Patel enters the White House. It’s inspiring just to walk in, he said. He remembers years ago doing an abbreviated tour of the White House, and, if you told him then that this would one day be his office? “I wouldn’t have believed you,” Patel said.

But there’s little opportunity to focus on the scenery as he heads straight to work gauging what reporters are talking about that morning. Soon after taking office, for example, President Biden addressed the United Nations General Assembly, during which he made a major announcement about climate change, an issue in Patel’s portfolio.

“It’s just about focusing on any stories emerging around the announcement, what reporters and correspondents are talking about relating to it, and any specific questions we’ll want a policy expert from within the administration to address,” Patel said of his duties as part of the press team.

12 p.m.

On some days, White House press briefings are held around now. Psaki takes to the podium to field questions and, although Patel won’t be saying anything, he’s listening intently. Some questions may not have an immediate answer, and Patel often jumps into action, making a slew of calls and firing off emails to get the requested information for reporters. In September, for example, the White House made an announcement related to combating extreme weather and heat events — including wildfires that had been raging in California at the time.

“There were follow-up questions about the scope and technical aspects as well as how some of these things would be implemented, so we worked with individuals from the Climate Policy Office, Department of Labor, and Environmental Protection Agency to ensure that we were following up on these questions as accurately as possible,” Patel said.


This will be at his desk most days.

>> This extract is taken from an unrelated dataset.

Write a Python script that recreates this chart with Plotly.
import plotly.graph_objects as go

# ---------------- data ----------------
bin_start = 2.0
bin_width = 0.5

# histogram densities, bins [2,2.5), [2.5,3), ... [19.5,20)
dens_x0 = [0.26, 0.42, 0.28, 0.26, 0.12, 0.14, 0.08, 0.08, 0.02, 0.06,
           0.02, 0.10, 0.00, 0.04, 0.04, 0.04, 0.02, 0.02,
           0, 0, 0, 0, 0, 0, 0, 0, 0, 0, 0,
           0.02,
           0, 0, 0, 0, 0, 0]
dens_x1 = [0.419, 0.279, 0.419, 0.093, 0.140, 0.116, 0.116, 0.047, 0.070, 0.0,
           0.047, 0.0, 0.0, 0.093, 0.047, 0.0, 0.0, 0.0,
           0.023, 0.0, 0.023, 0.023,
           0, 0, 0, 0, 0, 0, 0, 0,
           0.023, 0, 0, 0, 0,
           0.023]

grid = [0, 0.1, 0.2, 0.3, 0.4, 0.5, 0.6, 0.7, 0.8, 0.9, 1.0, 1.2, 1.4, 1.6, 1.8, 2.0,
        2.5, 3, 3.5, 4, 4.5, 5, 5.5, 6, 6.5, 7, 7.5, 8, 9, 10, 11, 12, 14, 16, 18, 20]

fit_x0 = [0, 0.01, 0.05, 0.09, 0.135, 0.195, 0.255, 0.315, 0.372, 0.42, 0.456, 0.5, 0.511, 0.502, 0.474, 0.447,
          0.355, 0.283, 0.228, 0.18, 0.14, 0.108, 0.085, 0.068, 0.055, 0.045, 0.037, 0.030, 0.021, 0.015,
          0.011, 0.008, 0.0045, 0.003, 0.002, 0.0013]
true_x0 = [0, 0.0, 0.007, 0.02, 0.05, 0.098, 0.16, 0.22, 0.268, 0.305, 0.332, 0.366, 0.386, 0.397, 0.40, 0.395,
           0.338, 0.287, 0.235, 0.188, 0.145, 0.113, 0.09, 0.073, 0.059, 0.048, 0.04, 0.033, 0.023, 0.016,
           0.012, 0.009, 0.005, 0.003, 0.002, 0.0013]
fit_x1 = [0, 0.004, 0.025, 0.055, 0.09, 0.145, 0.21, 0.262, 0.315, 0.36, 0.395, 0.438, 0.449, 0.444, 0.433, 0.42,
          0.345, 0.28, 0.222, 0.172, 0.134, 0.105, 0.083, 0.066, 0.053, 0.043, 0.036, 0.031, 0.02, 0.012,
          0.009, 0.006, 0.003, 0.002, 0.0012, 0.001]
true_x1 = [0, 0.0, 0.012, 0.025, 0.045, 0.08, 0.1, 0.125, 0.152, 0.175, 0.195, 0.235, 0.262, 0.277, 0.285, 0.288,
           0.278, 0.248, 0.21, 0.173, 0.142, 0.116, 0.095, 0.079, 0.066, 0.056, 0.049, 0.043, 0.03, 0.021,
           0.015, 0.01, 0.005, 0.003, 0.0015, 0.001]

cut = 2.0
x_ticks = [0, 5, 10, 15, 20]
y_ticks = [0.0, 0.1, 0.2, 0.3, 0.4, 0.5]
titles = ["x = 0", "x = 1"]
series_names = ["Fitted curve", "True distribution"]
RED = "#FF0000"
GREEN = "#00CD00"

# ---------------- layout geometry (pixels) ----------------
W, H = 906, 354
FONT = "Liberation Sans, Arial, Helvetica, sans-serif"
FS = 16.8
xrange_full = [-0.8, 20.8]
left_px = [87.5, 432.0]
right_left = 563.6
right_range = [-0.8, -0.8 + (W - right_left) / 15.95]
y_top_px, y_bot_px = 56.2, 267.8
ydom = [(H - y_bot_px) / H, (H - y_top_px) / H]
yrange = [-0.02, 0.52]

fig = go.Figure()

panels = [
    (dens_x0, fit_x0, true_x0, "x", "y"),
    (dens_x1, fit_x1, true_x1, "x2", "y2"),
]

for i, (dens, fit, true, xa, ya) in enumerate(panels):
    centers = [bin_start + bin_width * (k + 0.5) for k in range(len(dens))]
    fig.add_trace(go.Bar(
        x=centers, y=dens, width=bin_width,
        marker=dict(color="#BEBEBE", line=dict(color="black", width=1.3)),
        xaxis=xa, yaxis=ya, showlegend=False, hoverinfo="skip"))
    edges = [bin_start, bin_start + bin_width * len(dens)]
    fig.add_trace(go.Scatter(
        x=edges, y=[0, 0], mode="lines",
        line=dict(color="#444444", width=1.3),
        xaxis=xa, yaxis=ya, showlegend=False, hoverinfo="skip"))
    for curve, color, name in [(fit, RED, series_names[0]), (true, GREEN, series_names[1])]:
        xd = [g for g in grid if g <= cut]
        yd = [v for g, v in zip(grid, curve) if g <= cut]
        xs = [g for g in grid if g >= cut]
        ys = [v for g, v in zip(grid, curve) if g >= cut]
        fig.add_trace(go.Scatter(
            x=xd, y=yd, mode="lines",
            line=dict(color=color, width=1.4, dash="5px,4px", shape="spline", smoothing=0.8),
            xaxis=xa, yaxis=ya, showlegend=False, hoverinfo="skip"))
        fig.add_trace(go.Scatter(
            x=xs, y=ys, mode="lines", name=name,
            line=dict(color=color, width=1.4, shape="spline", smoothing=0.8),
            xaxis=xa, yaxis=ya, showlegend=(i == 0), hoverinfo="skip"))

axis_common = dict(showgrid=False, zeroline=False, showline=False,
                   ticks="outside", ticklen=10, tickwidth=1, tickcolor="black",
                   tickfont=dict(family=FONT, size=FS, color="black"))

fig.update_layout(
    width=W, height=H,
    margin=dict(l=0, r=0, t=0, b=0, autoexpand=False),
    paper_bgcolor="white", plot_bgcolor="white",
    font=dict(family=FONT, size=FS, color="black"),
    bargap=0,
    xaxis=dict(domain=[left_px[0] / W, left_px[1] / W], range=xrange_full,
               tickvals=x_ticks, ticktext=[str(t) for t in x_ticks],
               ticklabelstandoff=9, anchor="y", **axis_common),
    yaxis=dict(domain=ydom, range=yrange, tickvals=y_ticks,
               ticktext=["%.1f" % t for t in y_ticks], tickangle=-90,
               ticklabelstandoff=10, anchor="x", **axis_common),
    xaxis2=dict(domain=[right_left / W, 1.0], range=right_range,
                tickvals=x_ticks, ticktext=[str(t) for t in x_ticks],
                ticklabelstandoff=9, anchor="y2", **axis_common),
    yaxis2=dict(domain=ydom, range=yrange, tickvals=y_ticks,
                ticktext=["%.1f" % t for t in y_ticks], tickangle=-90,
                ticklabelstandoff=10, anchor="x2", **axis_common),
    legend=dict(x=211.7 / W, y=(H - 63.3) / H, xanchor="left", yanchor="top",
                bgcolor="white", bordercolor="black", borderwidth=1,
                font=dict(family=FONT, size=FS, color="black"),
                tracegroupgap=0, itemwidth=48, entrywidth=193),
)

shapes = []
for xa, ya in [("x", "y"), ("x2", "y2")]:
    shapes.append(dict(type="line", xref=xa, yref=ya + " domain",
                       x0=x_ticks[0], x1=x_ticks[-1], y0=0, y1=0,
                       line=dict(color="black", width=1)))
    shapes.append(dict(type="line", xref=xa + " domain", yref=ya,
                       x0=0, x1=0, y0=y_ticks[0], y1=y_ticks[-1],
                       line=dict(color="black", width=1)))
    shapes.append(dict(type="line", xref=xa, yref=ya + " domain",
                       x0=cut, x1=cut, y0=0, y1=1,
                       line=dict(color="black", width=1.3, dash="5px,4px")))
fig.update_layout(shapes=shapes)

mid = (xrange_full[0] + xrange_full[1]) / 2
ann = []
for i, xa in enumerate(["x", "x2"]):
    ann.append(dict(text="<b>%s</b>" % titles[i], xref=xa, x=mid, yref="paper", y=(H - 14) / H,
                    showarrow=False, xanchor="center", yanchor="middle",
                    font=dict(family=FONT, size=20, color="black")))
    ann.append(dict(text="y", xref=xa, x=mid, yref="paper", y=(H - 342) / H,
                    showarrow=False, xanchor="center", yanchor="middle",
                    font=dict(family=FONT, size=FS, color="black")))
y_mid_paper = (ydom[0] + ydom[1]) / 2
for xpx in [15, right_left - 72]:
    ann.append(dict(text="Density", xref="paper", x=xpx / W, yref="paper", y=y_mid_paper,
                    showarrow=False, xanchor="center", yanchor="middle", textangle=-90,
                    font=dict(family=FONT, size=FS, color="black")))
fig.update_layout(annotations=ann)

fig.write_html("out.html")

It could be a quick jump to the White House Mess to pick something up, and it’s whenever there’s a free moment — a valuable thing to find.

2 p.m.

Often this time means a major dive into follow-ups or getting a jump-start on other inquiries from reporters.

“A week or two ago during a press briefing, a White House reporter asked a rather in-the-weeds immigration policy question,” Patel said, offering an example. “I didn’t have that exact information in front of me, so we reached out to the staff at Department of Homeland Security and Domestics Policy Council to see if there was an update or anything we were in a place to share publicly at that point.”

If he has a chance and needs a second wind to power through the rest of the day, Patel may turn to coffee or tea, possibly chai.

Vedant helps prep President Biden before giving remarks at a rally in Reno, Nevada in January 2020.
Vedant helps prep President Biden before giving remarks at a rally in Reno, Nevada in January 2020. (Photo courtesy of Biden for President/Adam Schultz)

4:30-6:30 p.m.

Around now is when Patel’s team turns its attention to journalists’ deadlines. If there’s a reporter working on a story on deadline for that evening, it’s time to make sure all relevant information has made its way to the reporter and that there is nothing else he needs to convey to accurately reflect the Administration’s perspective. And, of course, he’s already thinking about tomorrow’s potential stories.

“For example, this week we will be rolling out the Administration’s action plan around lead pipes and paint in homes and schools. I have draft versions of talking points, a possible run of show for a press briefing call, and an iteration of the fact sheet that I intend to finish work on tonight,” Patel said.

6:30-7:30 p.m.

Patel’s day at the White House usually ends around now, and it’s another chance to go for a stroll — this time back home — and enjoy the energy of our nation’s capital and the evening air. When he gets home, he often enjoys a relaxing dinner with his wife. But it’s not necessarily the end of work, as emails, texts, and phone calls may need to be answered. Patel doesn’t mind, however, and sees the opportunity to serve his country less like work and more like a calling.

As the end of a busy day at the White House nears, his dogs aren’t impressed. They’re not interested in political credentials; they need a walk. And so Patel will end the day as it started, then call it a night around 11 p.m. — before waking up and happily doing it all over again.